The missile system blamed for bringing down the Malaysia Airlines plane had its origins in the Cold War era of the 1970s.
Experts told _The Weekend West _that the Buk radar-guided surface-to-air missile was designed to attack high-flying US military aircraft.
It had since been redeveloped and remodelled, and had been in widespread use in Eastern Europe since the fall of the Soviet Union.
It can fire up to an altitude of about 70,000 feet and a range of 30-50km, depending on the model.
This would give it a destructive capability well beyond shoulder-launched weapons that have been blamed for the downing of several Ukrainian aircraft in recent days.
The Buk carries 70kg warheads that are activated by radar and designed to explode within metres of the target.
One defence expert told _The Weekend West _ that a blast near the centre of a passenger plane would "blow the aircraft into little pieces".
Doug Richardson, missiles and rockets editor of IHS Janes' International Defence Review, told the Daily Telegraph, London, that a mobile Buk missile battery was usually composed of three separate track-mounted units, made up of a radar, a launcher and a command post. Under normal circumstances, it was able to acquire a sophisticated picture of the air traffic above, enabling it to differentiate between military and civilian aircraft.
But the launcher could also be used on its own, with far reduced radar sensitivity.
Had a rebel group been using one in such a fashion, it was possible that they might have been unable to distinguish between a military aircraft and a civilian airliner, the Telegraph reported.
Defence analyst Ben Rich, a PhD candidate at Monash University, said later models had combined the different components into one tracked vehicle.
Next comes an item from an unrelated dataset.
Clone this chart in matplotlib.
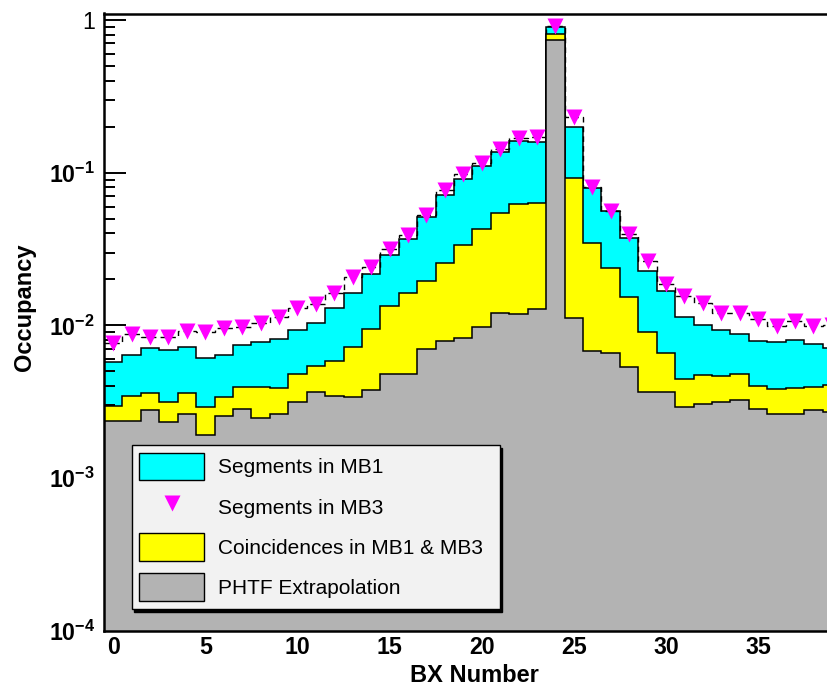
"""
BX occupancy of DT segments and PHTF extrapolation
"""
import numpy as np
import matplotlib
import matplotlib.pyplot as plt
from matplotlib.patches import Patch
from matplotlib.lines import Line2D

matplotlib.use('Agg')

BX = list(range(40))

MB1 = [5.74e-3, 6.41e-3, 7.16e-3, 6.89e-3, 7.23e-3, 6.12e-3, 6.38e-3, 7.45e-3, 7.76e-3, 8.12e-3,
       9.39e-3, 1.04e-2, 1.30e-2, 1.63e-2, 2.16e-2, 2.88e-2, 3.67e-2, 5.11e-2, 7.11e-2, 9.06e-2,
       0.111, 0.136, 0.161, 0.158, 0.896, 0.200, 7.98e-2, 5.64e-2, 3.72e-2, 2.28e-2,
       1.68e-2, 1.14e-2, 1.01e-2, 9.35e-3, 8.80e-3, 7.95e-3, 7.83e-3, 8.00e-3, 7.57e-3, 7.09e-3]

MB3 = [7.71e-3, 8.75e-3, 8.37e-3, 8.45e-3, 9.20e-3, 9.02e-3, 9.59e-3, 9.82e-3, 1.03e-2, 1.13e-2,
       1.30e-2, 1.38e-2, 1.63e-2, 2.06e-2, 2.41e-2, 3.17e-2, 3.89e-2, 5.29e-2, 7.71e-2, 9.82e-2,
       0.115, 0.143, 0.168, 0.172, 0.918, 0.231, 8.03e-2, 5.64e-2, 3.95e-2, 2.62e-2,
       1.88e-2, 1.55e-2, 1.40e-2, 1.20e-2, 1.20e-2, 1.10e-2, 9.97e-3, 1.07e-2, 9.93e-3, 1.00e-2]

COINC = [2.99e-3, 3.47e-3, 3.63e-3, 3.16e-3, 3.60e-3, 2.91e-3, 3.39e-3, 3.94e-3, 3.97e-3, 3.92e-3,
         4.81e-3, 5.41e-3, 5.89e-3, 7.26e-3, 9.48e-3, 1.34e-2, 1.63e-2, 1.96e-2, 2.58e-2, 3.35e-2,
         4.26e-2, 5.43e-2, 6.24e-2, 6.37e-2, 0.810, 9.20e-2, 3.48e-2, 2.37e-2, 1.54e-2, 9.10e-3,
         6.58e-3, 4.45e-3, 4.74e-3, 4.69e-3, 4.79e-3, 4.02e-3, 3.84e-3, 3.92e-3, 3.97e-3, 4.08e-3]

PHTF = [2.38e-3, 2.38e-3, 2.80e-3, 2.32e-3, 2.62e-3, 1.92e-3, 2.56e-3, 2.84e-3, 2.47e-3, 2.62e-3,
        3.14e-3, 3.69e-3, 3.45e-3, 3.42e-3, 3.75e-3, 4.81e-3, 4.81e-3, 6.98e-3, 7.92e-3, 8.24e-3,
        9.82e-3, 1.21e-2, 1.18e-2, 1.28e-2, 0.740, 1.11e-2, 6.81e-3, 6.58e-3, 5.33e-3, 3.69e-3,
        3.69e-3, 2.92e-3, 3.05e-3, 3.16e-3, 3.24e-3, 2.84e-3, 2.62e-3, 2.65e-3, 2.80e-3, 2.73e-3]

Y_TICKS = [1e-4, 1e-3, 1e-2, 1e-1, 1]
Y_LABELS = ['$10^{-4}$', '$10^{-3}$', '$10^{-2}$', '$10^{-1}$', '1']

plt.rcParams['font.family'] = 'Liberation Sans'
plt.rcParams['mathtext.fontset'] = 'custom'
plt.rcParams['mathtext.rm'] = 'Liberation Sans:bold'
plt.rcParams['mathtext.it'] = 'Liberation Sans:bold'
plt.rcParams['mathtext.bf'] = 'Liberation Sans:bold'

edges = np.arange(len(BX) + 1) - 0.5
base = 1e-6

fig = plt.figure(figsize=(8.28, 6.93), dpi=100)
ax = fig.add_axes([104 / 828, 62 / 693, 737 / 828, 617.5 / 693])

# stacked look: each histogram filled down to the bottom, drawn in order
ax.stairs(MB1, edges, baseline=base, fill=True, color='#00ffff', lw=0, zorder=1)
ax.stairs(MB1, edges, baseline=None, color='black', lw=1.1, zorder=1.1)
ax.stairs(MB3, edges, baseline=None, color='black', lw=1.0, ls=(0, (4, 3)), zorder=1.15)
ax.stairs(COINC, edges, baseline=base, fill=True, color='#ffff00', lw=0, zorder=1.2)
ax.stairs(COINC, edges, baseline=None, color='black', lw=1.1, zorder=1.3)
ax.stairs(PHTF, edges, baseline=base, fill=True, color='#b3b3b3', lw=0, zorder=3)
ax.stairs(PHTF, edges, baseline=None, color='black', lw=1.1, zorder=3.1)
ax.plot(BX, MB3, ls='none', marker='v', ms=12, color='#ff00ff', mec='none', zorder=4)

ax.set_yscale('log')
ax.set_xlim(-0.5, 39.5)
ax.set_ylim(1e-4, 1.1)

ax.set_yticks(Y_TICKS)
ax.set_yticklabels(Y_LABELS)
ax.set_xticks(range(0, 40, 5))
ax.tick_params(axis='y', which='major', direction='in', length=15.8, width=1.4,
               labelsize=16.7, pad=6.5, right=False)
ax.tick_params(axis='y', which='minor', direction='in', length=7.9, width=1.4, right=False)
ax.tick_params(axis='x', which='both', direction='in', length=6, width=1,
               labelsize=16.7, pad=3.8, top=False)
for lab in ax.get_xticklabels():
    lab.set_fontweight('bold')
ax.xaxis.set_minor_locator(matplotlib.ticker.NullLocator())

for sp in ax.spines.values():
    sp.set_linewidth(1.8)
    sp.set_zorder(6)

ax.set_xlabel('BX Number', fontsize=17, fontweight='bold', va='top')
ax.xaxis.set_label_coords(0.503, -0.053)
ax.set_ylabel('Occupancy', fontsize=17, fontweight='bold')
ax.yaxis.set_label_coords(-0.092, 0.525)

handles = [
    Patch(facecolor='#00ffff', edgecolor='black', lw=1),
    Line2D([], [], ls='none', marker='v', ms=12, color='#ff00ff', mec='none'),
    Patch(facecolor='#ffff00', edgecolor='black', lw=1),
    Patch(facecolor='#b3b3b3', edgecolor='black', lw=1),
]
labels = ['Segments in MB1', 'Segments in MB3', 'Coincidences in MB1 & MB3', 'PHTF Extrapolation']
leg = ax.legend(handles, labels, loc='upper left',
                bbox_to_anchor=(131.7 / 828, 1 - 445 / 693, 368 / 828, 0),
                bbox_transform=fig.transFigure, mode='expand', borderaxespad=0,
                prop={'size': 15},
                handlelength=3.125, handleheight=1.69, handletextpad=0.67,
                borderpad=0.36, labelspacing=0.59, fancybox=False, framealpha=1,
                facecolor='#f2f2f2', edgecolor='black',
                shadow={'color': 'black', 'alpha': 1})
leg.get_frame().set_linewidth(1.0)
leg.set_zorder(10)

plt.savefig('out.png', dpi=100)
He said it was "not a system you just point and click" and would need "trained technicians".
John Blaxland, senior fellow at the Strategic and Defence Studies Centre at the Australian National University, said it did not require significant training to operate the system on a rudimentary basis, but operators would need additional training to use the system for more sophisticated requirements.
Western defence experts told Agence France-Presse that Ukrainian and Russian armed forces had SA-17s, a more modern form of the Buk class, and pro-Moscow insurgents might have obtained surface-to-air missiles when Ukrainian forces retreated.